Third, use the speed of a small business. Studies show that about half of all employees in large organizations don't understand their company's strategy. Small organizations are typically less complex in their internal communications efforts because they can be. The goal isn't complexity. There's no need to add communications channels and formality if you don't need them. The goal of communicating change is to align the organization behind a vision and plan for change. This creates coordinated action, which is what moves change forward.
Fourth, sprint to early results. The most demanding stage of change is implementation. Clark says that, "this is when you feel the strain and stretch of the challenge. In my research, I discovered that during the implementation stage, employees demonstrate different "spans of uncertainty." In other words, people have different capacities to support change until the effort produces tangible results. Some people can tolerate uncertainty for a long time. They have a type of emotional stamina to handle ambiguity in the future. Other people wither under the same conditions. The point is that in the average small organization, you will find people with short, medium, and long spans of uncertainty."
If a change effort is long and difficult, people with short spans of uncertainty will disengage from the process prematurely. They will "quit" change before it's complete, putting the company's efforts at greater risk. Once the company begins implementation, they are in a race against the clock; the goal is to achieve early results to replenish energy before people's spans of uncertainty run out. Early results refresh a change effort with evidence of progress and a sense of forward motion. So along with your overall plans for change, specific goals should be set for early results. Make sure early results are truly achievable, outwardly visible, easy to measure, easy to communicate, and symbolically important.
The best way to manage the engagement level of people is to sprint to early results as soon as the company begins implementation. Remember, change is ultimately based on a willing offering of discretionary effort. It's the leader's job to help people see the evidence of that effort as soon as possible.

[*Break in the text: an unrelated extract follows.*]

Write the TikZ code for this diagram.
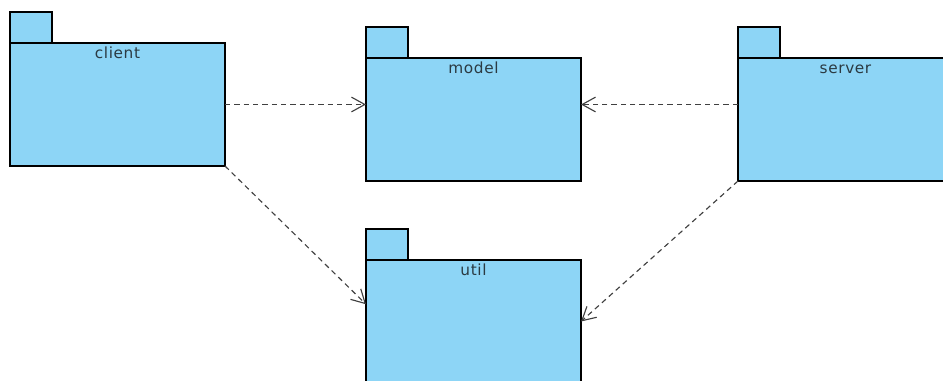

Fifth, don't take the leader's hands off the wheel. Many large organizations make it a practice to move managers to new positions every two or three years. The aim is to round out leaders for higher levels or responsibility through a tour of duty across different business units and functional areas. The natural advantage of a small organization is that leaders tend to keep long-term accountability for change. But in spite of this advantage, remember that change is not self-executing. After a leader achieves the hoped-for results, change remains fragile. It can still unravel if it is left unattended. Change has to sink into culture of the organization before it will stick. Don't make the common mistake of taking hands off the wheel just because results have occurred. Results are often a false positive that give the impression that leaders can safely walk away. Going the distance means giving the process constant attention until change is consolidated.
How does a company know when they've gone the distance and when change will stick? Look for key indicators such as people complaining less and asking fewer questions about the change. Leaders will see the comfort level gradually rise. Eventually, someone will ask, "How did we used to do that?" That's a sure sign that the company has gone the distance.